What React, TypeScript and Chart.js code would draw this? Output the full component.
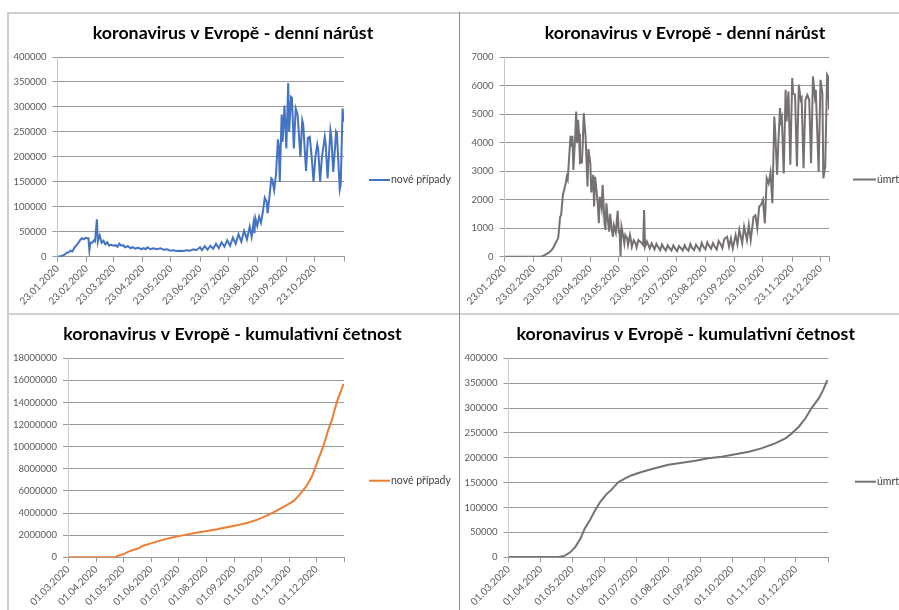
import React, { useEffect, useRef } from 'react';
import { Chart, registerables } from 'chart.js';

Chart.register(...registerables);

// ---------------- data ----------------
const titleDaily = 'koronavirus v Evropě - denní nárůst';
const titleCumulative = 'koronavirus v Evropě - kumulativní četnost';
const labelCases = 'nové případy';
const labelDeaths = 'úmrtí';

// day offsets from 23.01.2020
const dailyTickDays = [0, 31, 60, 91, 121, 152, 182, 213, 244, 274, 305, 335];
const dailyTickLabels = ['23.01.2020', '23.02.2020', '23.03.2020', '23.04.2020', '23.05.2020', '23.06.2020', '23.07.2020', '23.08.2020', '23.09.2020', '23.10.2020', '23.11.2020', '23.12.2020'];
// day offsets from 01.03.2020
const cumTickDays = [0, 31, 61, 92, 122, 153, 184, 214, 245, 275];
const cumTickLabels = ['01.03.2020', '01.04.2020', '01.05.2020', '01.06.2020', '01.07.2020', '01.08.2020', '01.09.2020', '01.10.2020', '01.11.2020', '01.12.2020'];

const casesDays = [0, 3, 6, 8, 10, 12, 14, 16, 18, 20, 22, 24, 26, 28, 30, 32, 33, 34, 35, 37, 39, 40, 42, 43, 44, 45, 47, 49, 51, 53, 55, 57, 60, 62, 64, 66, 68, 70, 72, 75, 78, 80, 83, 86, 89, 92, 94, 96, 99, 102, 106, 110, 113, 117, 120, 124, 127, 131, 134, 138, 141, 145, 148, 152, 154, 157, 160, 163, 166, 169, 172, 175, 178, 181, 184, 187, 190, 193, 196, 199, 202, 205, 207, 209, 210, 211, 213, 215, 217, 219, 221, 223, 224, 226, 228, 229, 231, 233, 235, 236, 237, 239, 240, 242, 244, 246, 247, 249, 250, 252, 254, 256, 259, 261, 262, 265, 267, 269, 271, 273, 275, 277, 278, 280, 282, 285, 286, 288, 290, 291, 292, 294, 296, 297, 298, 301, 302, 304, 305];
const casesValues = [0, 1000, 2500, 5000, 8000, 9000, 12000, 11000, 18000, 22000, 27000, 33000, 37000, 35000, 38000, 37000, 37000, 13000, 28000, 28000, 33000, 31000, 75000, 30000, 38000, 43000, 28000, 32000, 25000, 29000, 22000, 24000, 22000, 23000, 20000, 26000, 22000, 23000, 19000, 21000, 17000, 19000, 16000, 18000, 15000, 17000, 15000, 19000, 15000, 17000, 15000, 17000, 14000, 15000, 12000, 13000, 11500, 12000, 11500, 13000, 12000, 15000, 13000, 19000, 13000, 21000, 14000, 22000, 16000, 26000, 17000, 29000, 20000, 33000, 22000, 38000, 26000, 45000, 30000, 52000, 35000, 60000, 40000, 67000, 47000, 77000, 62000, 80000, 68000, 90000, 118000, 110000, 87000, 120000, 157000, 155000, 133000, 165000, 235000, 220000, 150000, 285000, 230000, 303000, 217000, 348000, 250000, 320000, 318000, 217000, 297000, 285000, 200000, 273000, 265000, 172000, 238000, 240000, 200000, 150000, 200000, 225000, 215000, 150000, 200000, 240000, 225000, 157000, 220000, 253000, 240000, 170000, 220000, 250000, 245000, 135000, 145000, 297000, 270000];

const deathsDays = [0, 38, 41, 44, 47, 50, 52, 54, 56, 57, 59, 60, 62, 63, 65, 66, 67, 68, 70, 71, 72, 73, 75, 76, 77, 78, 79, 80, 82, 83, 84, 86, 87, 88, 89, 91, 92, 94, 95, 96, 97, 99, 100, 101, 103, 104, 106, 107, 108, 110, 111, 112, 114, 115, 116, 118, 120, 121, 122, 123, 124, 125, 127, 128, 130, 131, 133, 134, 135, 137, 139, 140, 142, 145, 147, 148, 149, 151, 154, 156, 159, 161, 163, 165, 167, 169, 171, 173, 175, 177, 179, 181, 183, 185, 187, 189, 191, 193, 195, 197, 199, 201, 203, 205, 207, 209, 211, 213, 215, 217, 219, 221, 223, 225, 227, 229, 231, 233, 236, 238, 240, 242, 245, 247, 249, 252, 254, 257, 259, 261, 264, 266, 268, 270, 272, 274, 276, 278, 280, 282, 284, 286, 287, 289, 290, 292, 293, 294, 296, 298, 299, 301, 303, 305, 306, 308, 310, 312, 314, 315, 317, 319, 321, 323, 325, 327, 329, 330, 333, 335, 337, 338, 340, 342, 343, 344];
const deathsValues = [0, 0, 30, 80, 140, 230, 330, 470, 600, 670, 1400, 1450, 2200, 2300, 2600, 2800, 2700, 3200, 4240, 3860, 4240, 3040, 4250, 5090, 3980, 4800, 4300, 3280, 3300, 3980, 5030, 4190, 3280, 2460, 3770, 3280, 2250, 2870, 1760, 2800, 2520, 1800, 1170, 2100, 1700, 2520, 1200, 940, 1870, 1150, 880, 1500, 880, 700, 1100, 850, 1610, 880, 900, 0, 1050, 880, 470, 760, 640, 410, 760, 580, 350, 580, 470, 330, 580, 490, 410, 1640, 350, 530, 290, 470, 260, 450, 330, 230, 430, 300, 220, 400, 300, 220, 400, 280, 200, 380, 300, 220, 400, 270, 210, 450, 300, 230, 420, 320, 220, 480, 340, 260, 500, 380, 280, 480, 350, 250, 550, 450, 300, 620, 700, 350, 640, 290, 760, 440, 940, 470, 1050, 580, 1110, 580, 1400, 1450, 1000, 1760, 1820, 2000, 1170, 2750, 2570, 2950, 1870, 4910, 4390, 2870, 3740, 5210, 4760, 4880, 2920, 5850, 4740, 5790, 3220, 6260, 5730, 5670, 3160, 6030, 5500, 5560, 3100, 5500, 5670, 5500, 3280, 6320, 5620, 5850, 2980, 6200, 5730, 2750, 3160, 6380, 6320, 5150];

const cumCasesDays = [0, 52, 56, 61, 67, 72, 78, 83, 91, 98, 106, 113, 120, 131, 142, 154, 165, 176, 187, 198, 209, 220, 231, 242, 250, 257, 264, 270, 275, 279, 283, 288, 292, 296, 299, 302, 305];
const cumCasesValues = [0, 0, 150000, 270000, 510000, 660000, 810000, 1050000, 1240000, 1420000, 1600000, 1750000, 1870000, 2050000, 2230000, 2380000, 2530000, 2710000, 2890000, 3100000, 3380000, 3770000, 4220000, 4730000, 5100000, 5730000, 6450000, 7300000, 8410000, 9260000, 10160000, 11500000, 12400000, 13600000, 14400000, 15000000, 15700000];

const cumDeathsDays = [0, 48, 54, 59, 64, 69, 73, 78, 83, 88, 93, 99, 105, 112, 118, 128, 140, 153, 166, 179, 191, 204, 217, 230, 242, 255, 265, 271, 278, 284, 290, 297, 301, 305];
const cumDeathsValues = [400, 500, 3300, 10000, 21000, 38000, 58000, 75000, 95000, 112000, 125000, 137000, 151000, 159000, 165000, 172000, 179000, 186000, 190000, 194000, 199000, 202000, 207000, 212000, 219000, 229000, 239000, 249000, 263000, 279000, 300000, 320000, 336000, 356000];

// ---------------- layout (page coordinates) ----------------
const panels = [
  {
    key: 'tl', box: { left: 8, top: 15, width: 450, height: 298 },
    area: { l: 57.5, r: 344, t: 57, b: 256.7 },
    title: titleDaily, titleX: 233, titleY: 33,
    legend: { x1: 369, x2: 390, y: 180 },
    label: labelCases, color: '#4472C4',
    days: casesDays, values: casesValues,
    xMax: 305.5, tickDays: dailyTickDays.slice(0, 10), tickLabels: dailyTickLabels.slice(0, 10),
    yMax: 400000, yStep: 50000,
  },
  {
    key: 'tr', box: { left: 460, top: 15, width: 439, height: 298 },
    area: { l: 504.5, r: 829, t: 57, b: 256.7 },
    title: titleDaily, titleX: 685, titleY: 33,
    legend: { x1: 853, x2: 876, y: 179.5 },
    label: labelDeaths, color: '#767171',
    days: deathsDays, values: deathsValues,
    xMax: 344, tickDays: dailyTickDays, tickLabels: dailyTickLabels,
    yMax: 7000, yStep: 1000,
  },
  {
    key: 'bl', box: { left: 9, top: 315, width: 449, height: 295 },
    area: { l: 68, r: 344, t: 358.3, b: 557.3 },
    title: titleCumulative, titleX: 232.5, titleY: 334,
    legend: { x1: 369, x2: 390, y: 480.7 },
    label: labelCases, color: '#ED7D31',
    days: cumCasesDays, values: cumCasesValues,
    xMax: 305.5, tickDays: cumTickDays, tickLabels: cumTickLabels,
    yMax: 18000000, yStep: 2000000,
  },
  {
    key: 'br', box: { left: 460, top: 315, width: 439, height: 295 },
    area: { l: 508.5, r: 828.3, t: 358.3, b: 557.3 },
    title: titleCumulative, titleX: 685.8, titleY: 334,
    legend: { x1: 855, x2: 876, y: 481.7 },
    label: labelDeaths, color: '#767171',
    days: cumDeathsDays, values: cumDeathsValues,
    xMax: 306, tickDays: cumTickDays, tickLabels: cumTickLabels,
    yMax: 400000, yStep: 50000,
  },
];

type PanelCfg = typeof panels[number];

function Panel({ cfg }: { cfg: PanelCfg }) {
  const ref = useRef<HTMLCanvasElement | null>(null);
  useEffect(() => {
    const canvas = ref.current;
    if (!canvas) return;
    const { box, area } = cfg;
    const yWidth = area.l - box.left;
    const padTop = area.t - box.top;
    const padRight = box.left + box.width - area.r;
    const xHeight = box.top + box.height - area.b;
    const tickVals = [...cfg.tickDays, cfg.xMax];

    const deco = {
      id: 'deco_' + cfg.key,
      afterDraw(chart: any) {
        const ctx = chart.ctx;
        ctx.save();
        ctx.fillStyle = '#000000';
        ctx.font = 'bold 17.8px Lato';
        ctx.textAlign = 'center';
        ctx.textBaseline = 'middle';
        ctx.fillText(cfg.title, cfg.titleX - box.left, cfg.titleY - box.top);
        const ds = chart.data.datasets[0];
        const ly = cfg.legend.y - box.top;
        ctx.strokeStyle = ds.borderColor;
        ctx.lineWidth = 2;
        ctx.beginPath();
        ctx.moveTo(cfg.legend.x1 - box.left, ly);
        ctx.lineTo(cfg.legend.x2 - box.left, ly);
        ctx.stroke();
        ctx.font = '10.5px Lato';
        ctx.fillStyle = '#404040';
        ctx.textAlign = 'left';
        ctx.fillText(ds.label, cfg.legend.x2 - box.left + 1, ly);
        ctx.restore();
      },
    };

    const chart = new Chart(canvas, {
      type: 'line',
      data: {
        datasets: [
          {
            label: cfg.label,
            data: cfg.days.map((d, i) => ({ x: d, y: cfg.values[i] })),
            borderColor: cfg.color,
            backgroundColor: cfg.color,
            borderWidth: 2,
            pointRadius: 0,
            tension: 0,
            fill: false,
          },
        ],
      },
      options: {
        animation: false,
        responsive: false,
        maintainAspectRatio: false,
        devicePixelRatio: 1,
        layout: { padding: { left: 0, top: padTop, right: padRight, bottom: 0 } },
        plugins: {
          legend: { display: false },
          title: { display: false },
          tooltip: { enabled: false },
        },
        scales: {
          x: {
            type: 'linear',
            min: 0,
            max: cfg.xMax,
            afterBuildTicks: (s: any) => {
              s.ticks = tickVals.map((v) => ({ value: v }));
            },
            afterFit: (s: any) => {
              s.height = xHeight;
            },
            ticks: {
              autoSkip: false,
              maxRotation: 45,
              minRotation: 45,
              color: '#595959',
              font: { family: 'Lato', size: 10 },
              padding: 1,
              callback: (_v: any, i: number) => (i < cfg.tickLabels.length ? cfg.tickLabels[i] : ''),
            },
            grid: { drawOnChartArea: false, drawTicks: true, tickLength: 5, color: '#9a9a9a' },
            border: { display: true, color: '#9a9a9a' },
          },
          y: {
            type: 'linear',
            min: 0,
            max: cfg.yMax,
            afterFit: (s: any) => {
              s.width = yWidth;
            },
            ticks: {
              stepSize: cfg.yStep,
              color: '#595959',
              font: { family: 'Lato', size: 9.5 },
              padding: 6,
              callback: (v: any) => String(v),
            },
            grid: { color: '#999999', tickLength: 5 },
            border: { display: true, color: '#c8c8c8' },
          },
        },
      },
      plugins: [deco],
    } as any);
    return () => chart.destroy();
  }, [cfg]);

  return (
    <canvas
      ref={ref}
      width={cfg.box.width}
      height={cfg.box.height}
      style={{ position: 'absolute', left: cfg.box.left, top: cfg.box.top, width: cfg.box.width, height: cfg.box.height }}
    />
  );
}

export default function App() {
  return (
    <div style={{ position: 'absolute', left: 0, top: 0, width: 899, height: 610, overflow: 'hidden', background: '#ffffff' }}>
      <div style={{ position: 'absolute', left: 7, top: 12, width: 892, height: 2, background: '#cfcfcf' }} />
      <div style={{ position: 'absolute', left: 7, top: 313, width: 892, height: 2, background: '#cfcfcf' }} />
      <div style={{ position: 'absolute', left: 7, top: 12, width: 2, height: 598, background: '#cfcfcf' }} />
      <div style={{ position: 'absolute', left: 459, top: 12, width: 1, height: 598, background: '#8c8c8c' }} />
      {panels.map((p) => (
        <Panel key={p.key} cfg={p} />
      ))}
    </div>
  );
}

◆ ◆ ◆ ◆

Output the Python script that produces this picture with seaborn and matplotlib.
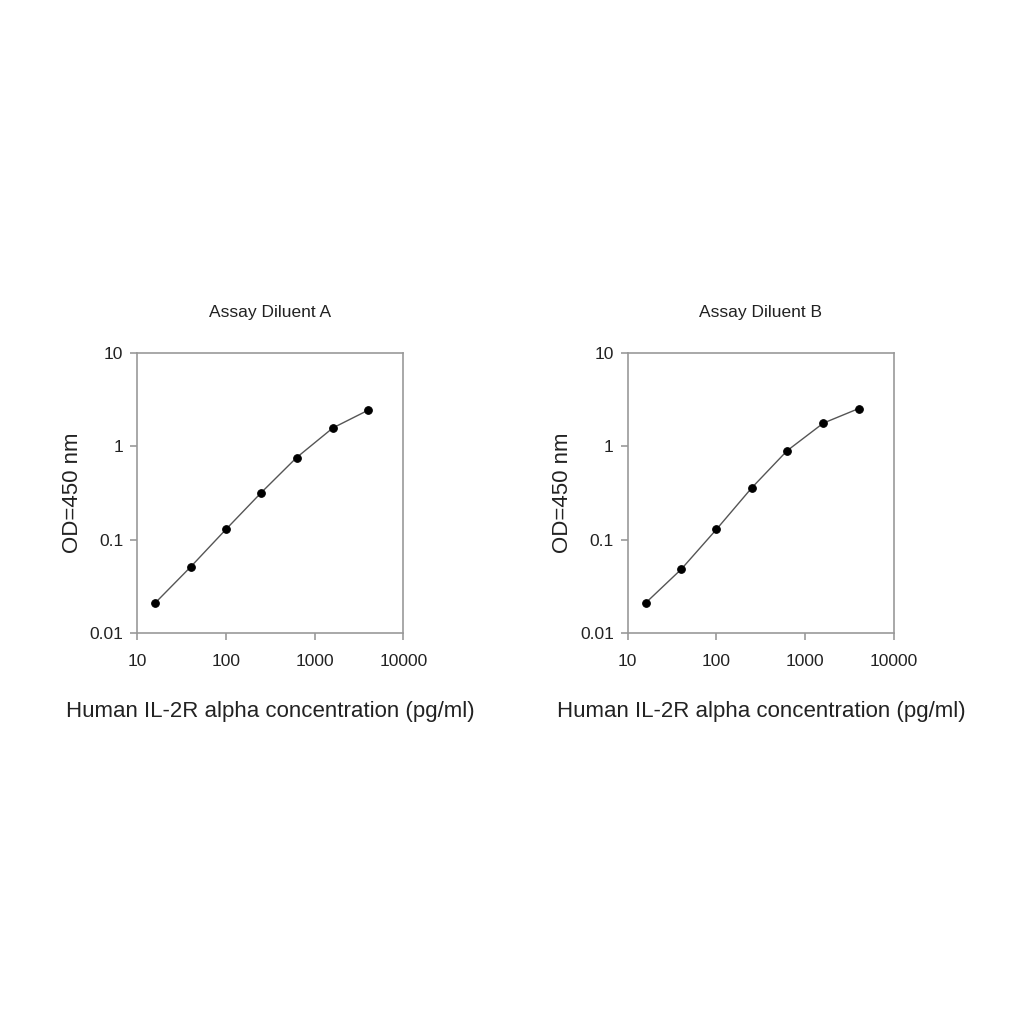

◆ ◆ ◆ ◆

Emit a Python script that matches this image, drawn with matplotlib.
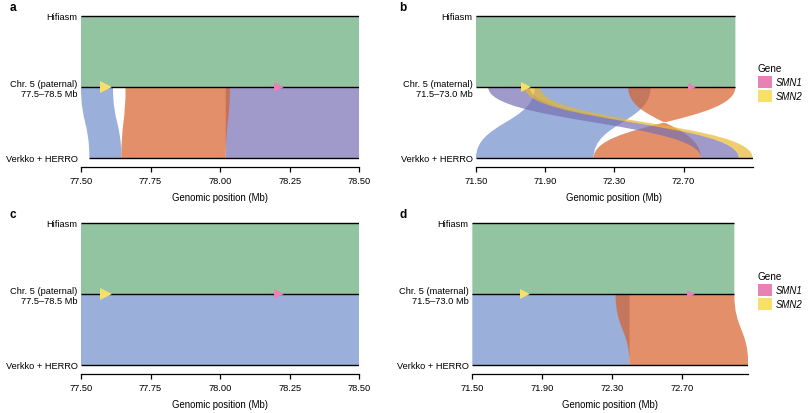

◆ ◆ ◆ ◆

The first line to give again is the one with "What React, TypeScript", and the last is the one with "const labelDeaths = 'úmrtí';". Repeat them and everything between exactly, minus the pictures.

▸ Solution for this exercise
What React, TypeScript and Chart.js code would draw this? Output the full component.
import React, { useEffect, useRef } from 'react';
import { Chart, registerables } from 'chart.js';

Chart.register(...registerables);

// ---------------- data ----------------
const titleDaily = 'koronavirus v Evropě - denní nárůst';
const titleCumulative = 'koronavirus v Evropě - kumulativní četnost';
const labelCases = 'nové případy';
const labelDeaths = 'úmrtí';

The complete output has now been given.